When John Richmond started speaking Wednesday night for the Geneva Campus Ministries Lecture series, he opened with a question.
“How many of you have met a slave?” he asked the crowd that nearly filled the IMU’s second-floor ballroom. “Well, I have.”
Richard, a Department of Justice employee, works to fight against human trafficking — which, he said, is the world’s third largest criminal enterprise, with nearly 27 million people being oppressed and exploited worldwide.
Richmond now travels the country speaking about his work, but before his government job, he worked with the International Justice Mission.
On that job, he met a slave named Nagaraj in Chennai, India, in 2002.
“One day in the market, he prayed to images of Shiva, Vishnu, Ganesh, and of Jesus — and two days later, he met two International Justice Mission investigators,” Richmond told the crowd.
Believing God had sent them — though Richmond actually had — Nagaraj was freed after a lengthy case.

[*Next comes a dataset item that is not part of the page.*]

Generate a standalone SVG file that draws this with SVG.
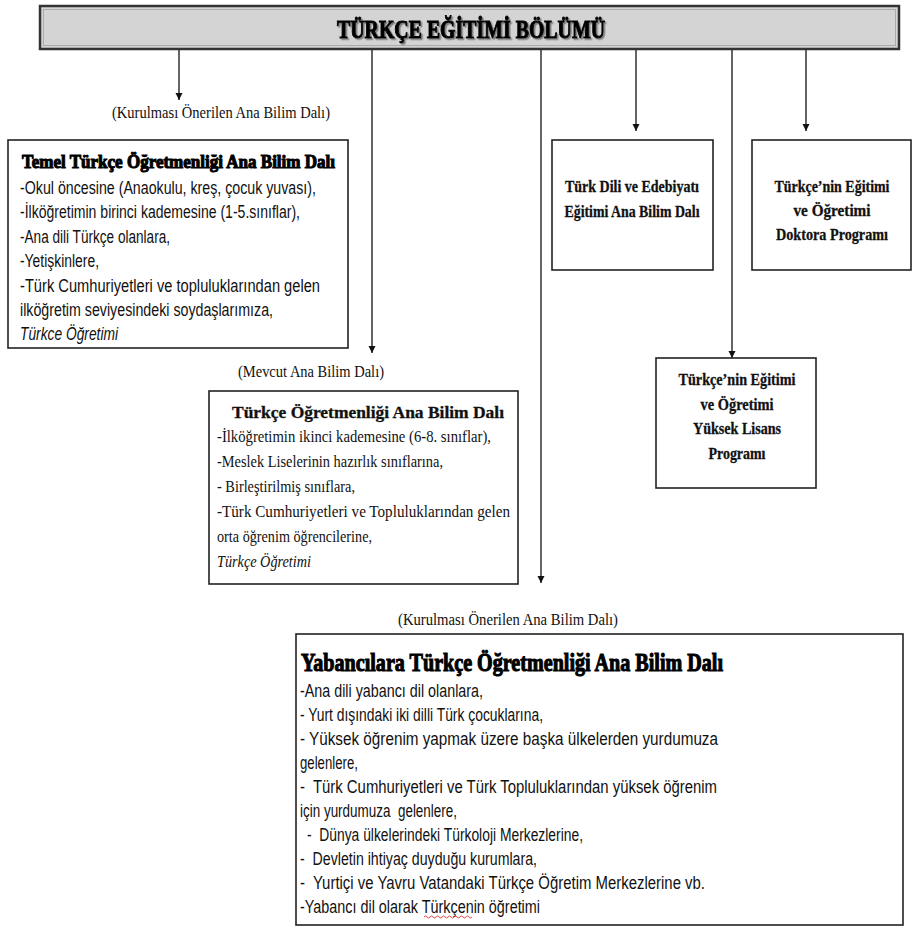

He now operates his own brick kiln, in which he used to work in servitude.
“And Nacaraj pays his workers standard wages,” Richmond assured the crowd. “He promised me.”
“Too many think of slavery as a historical problem, and not as the modern-day blight it is,” he said. “These stories aren’t anecdotes; slavery exists today.”

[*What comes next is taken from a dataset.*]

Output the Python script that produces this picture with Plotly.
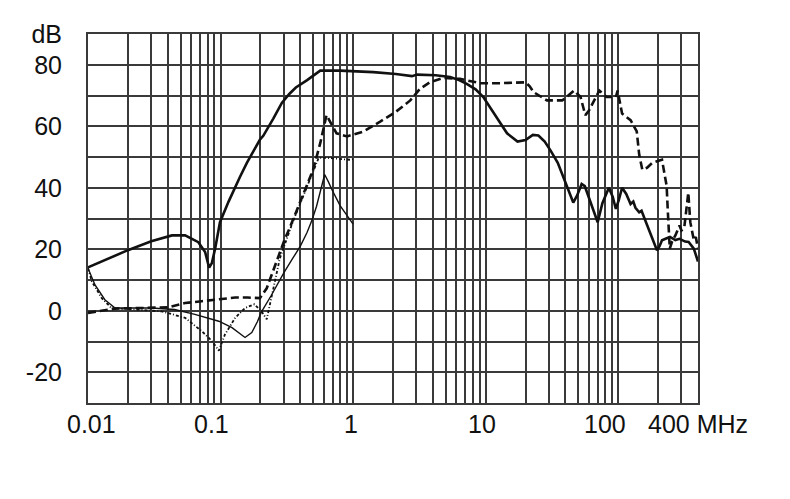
import math
import plotly.graph_objects as go

# Main thick solid curve
f_main = [0.01, 0.02, 0.03, 0.043, 0.054, 0.068, 0.0765, 0.082, 0.086, 0.091, 0.099, 0.115,
          0.14, 0.158, 0.198, 0.21, 0.25, 0.29, 0.33, 0.37, 0.45, 0.5, 0.565, 0.8, 1.42, 2.1, 2.78, 3.04,
          4.2, 5.4, 6.3, 7.2, 8.4, 9.6, 12.1, 14.5, 17.4, 20, 22.7, 25, 27.9, 31, 35, 40,
          45.8, 49, 53, 56, 62, 70, 76, 85, 91, 96, 101, 107, 115, 124, 130, 135, 144, 150,
          164, 180, 196, 205, 214, 230, 246, 270, 290, 320, 340, 372, 400]
db_main = [14.1, 19.7, 22.6, 24.5, 24.5, 22.3, 19.1, 14.0, 15.5, 20.2, 28.8, 35.5,
           43.5, 48.1, 55.6, 56.9, 62.5, 67.6, 70.5, 72.6, 75.0, 76.5, 78.1, 78.1, 77.6, 77.0, 76.3, 76.8,
           76.6, 76.0, 75.0, 73.8, 72.0, 69.5, 63.1, 57.7, 55.0, 55.5, 57.2, 57.0, 55.0, 52.0, 48.1, 42.0,
           35.2, 37.5, 41.2, 40.5, 35.0, 28.8, 35.0, 40.0, 37.0, 33.1, 36.0, 40.0, 38.0, 34.7, 35.5, 33.5, 32.0, 32.5,
           28.2, 24.0, 19.7, 21.0, 22.9, 23.5, 24.0, 23.0, 23.4, 22.5, 22.4, 20.2, 16.0]

# Thick dashed curve
f_dash = [0.01, 0.016, 0.04, 0.054, 0.072, 0.097, 0.129, 0.16, 0.198, 0.223, 0.28, 0.306,
          0.33, 0.40, 0.5, 0.565, 0.63, 0.67, 0.75, 0.9, 1.07, 1.2, 1.6, 2.1, 2.7, 3.2, 3.8,
          4.8, 6.4, 9.1, 12.9, 17.4, 20, 21.5, 23, 29, 37.8, 42, 46.5, 52, 56.5, 60, 64, 72,
          81.8, 96, 99, 107, 124, 138, 144, 152, 165, 181, 214, 232, 237, 245, 255, 270, 290,
          300, 315, 338, 350, 372, 385, 400]
db_dash = [-0.7, 0.7, 1.1, 2.5, 3.1, 3.6, 4.3, 4.3, 4.1, 7.3, 19.1, 23.4,
           26.6, 35.5, 45.9, 54.5, 63.6, 61.5, 57.7, 56.7, 57.7, 58.3, 61.5, 64.7, 68.4, 72.2, 74.3,
           75.7, 75.4, 74.0, 74.0, 74.2, 74.3, 73.0, 71.1, 68.4, 68.4, 70.0, 71.6, 69.5, 63.6, 65.0, 67.4, 71.6,
           69.5, 69.5, 71.6, 64.1, 62.0, 58.3, 50.8, 45.9, 46.5, 48.1, 49.1, 40.6, 32.0, 20.2, 22.5, 24.5, 27.7,
           26.1, 27.0, 38.4, 28.8, 23.0, 24.0, 20.2]

# Thin solid curve
f_thin = [0.01, 0.0113, 0.0134, 0.016, 0.03, 0.045, 0.064, 0.097, 0.122, 0.14, 0.153, 0.172,
          0.19, 0.204, 0.21, 0.24, 0.266, 0.3, 0.35, 0.4, 0.45, 0.49, 0.53, 0.57, 0.61, 0.65, 0.69, 0.8, 1.0]
db_thin = [13.8, 8.4, 3.6, 0.9, 0.9, 0.4, -1.2, -3.4, -5.5, -7.5, -8.7, -7.1,
           -3.5, -0.2, 0.6, 4.8, 8.4, 12.3, 17.0, 21.0, 25.5, 29.5, 34.0, 39.0, 44.3, 42.0, 39.5, 34.1, 28.2]

# Dotted curve
f_dot = [0.01, 0.0107, 0.0127, 0.015, 0.036, 0.054, 0.072, 0.086, 0.097, 0.108, 0.129, 0.153,
         0.18, 0.204, 0.223, 0.236, 0.28, 0.35, 0.40, 0.5, 0.55, 0.6, 0.95, 1.0]
db_dot = [13.8, 9.5, 4.1, 0.9, -0.2, -2.3, -6.6, -9.8, -13.0, -7.7, -2.3, 0.9,
          2.1, -0.2, -2.8, 2.0, 17.0, 28.8, 35.0, 45.0, 49.7, 49.8, 49.1, 49.3]

x_ticks = [0.01, 0.1, 1, 10, 100, 400]
x_labels = ["0.01", "0.1", "1", "10", "100", "400 MHz"]
x_label_nudge = [3, -9, -2, -4, -13, 0]   # the printed labels sit slightly off their grid lines
x_minor = [m * d for d in [0.01, 0.1, 1, 10] for m in range(2, 10)] + [200, 300]
y_ticks = [-20, 0, 20, 40, 60, 80, 90]
y_labels = ["-20", "0", "20", "40", "60", "80", "dB"]
y_minor = [-10, 10, 30, 50, 70]

ink = "#111111"
gridc = "#3a3a3a"
font_family = "Liberation Sans, Arial, sans-serif"

fig = go.Figure()
fig.add_trace(go.Scatter(x=f_dot, y=db_dot, mode="lines",
                         line=dict(color=ink, width=1.8, dash="3px,2px,1px,2px")))
fig.add_trace(go.Scatter(x=f_thin, y=db_thin, mode="lines",
                         line=dict(color=ink, width=1.4)))
fig.add_trace(go.Scatter(x=f_dash, y=db_dash, mode="lines",
                         line=dict(color=ink, width=2.6, dash="8px,4px")))
fig.add_trace(go.Scatter(x=f_main, y=db_main, mode="lines",
                         line=dict(color=ink, width=2.6)))

# x labels as annotations (log axis: annotation x is given in log10 units)
for xv, txt, dx in zip(x_ticks, x_labels, x_label_nudge):
    fig.add_annotation(x=math.log10(xv), y=0, xref="x", yref="paper", text=txt, showarrow=False,
                       xanchor="center", yanchor="middle", xshift=dx, yshift=-21,
                       font=dict(family=font_family, size=25, color=ink))

# page body has an 8px margin: compensate so the plot area sits at x 88-698, y 29-403
fig.update_layout(
    width=790, height=499,
    margin=dict(l=80, r=100, t=21, b=104),
    paper_bgcolor="white", plot_bgcolor="white",
    showlegend=False,
    font=dict(family=font_family, size=25, color=ink),
)
fig.update_xaxes(
    type="log", range=[-2, 2.60206],
    tickvals=x_ticks, showticklabels=False,
    showgrid=True, gridcolor=gridc, gridwidth=2,
    minor=dict(tickvals=x_minor, showgrid=True, gridcolor=gridc, gridwidth=1.5, ticks=""),
    showline=True, linecolor=gridc, linewidth=2, mirror=True,
    ticks="", zeroline=False,
)
fig.update_yaxes(
    range=[-30, 90],
    tickvals=y_ticks, ticktext=y_labels,
    showgrid=True, gridcolor=gridc, gridwidth=1.8,
    minor=dict(tickvals=y_minor, showgrid=True, gridcolor=gridc, gridwidth=1.8, ticks=""),
    showline=True, linecolor=gridc, linewidth=2, mirror=True,
    ticks="outside", ticklen=19, tickcolor="rgba(0,0,0,0)",
    zeroline=False,
)

fig.write_html("out.html")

Richmond said it is impossible to accurately quantify the number of humans who are compelled or coerced into labor or service. But if his 27 million figure is correct, he said, that means more slaves exist today than during all of the 400-year trans-Atlantic slave trade.
“This issue isn’t just the sex trade, and it’s not just a caste problem in other countries,” Richmond said. “Trafficking is happening in restaurants, bars, factories, fields, and homes everywhere.”
The Geneva Campus Ministry invited Richmond to participate in its weeklong effort “Jesus, Justice, and Poverty: STOP the Traffic.”
“John Richmond developed a sustainable model for prosecuting perpetrators and an aftercare rehabilitation program for the victims,” said Edward Laarman, the ministry’s director, noting he rescued around 1,300 slaves while in India.
Laarman said Richmond used a few personal vacation days to come to Iowa, a state with human trafficking issues of its own. In 2006, Iowa became the 14th state to outlaw human trafficking.
“The state of Iowa is working with federal government and creating task forces to investigate and prosecute trafficking crimes,” Richmond said; Iowa’s issues relate to sex brothels, domestic servitude, and the trafficking of undocumented workers.
Students in attendance said they were disturbed by the idea of human trafficking abroad and locally.
“[Trafficking] is an abomination. It’s disgusting,” said Alex Strieder, a UI sophomore in philosophy. “You can buy a girl in Indonesia for $300.”
Sauvik Goswami, a UI freshman in business who attended because his rhetoric class is addressing human trafficking, agreed the issue can no longer be ignored.
“It’s a huge problem that needs to be dealt with,” he said.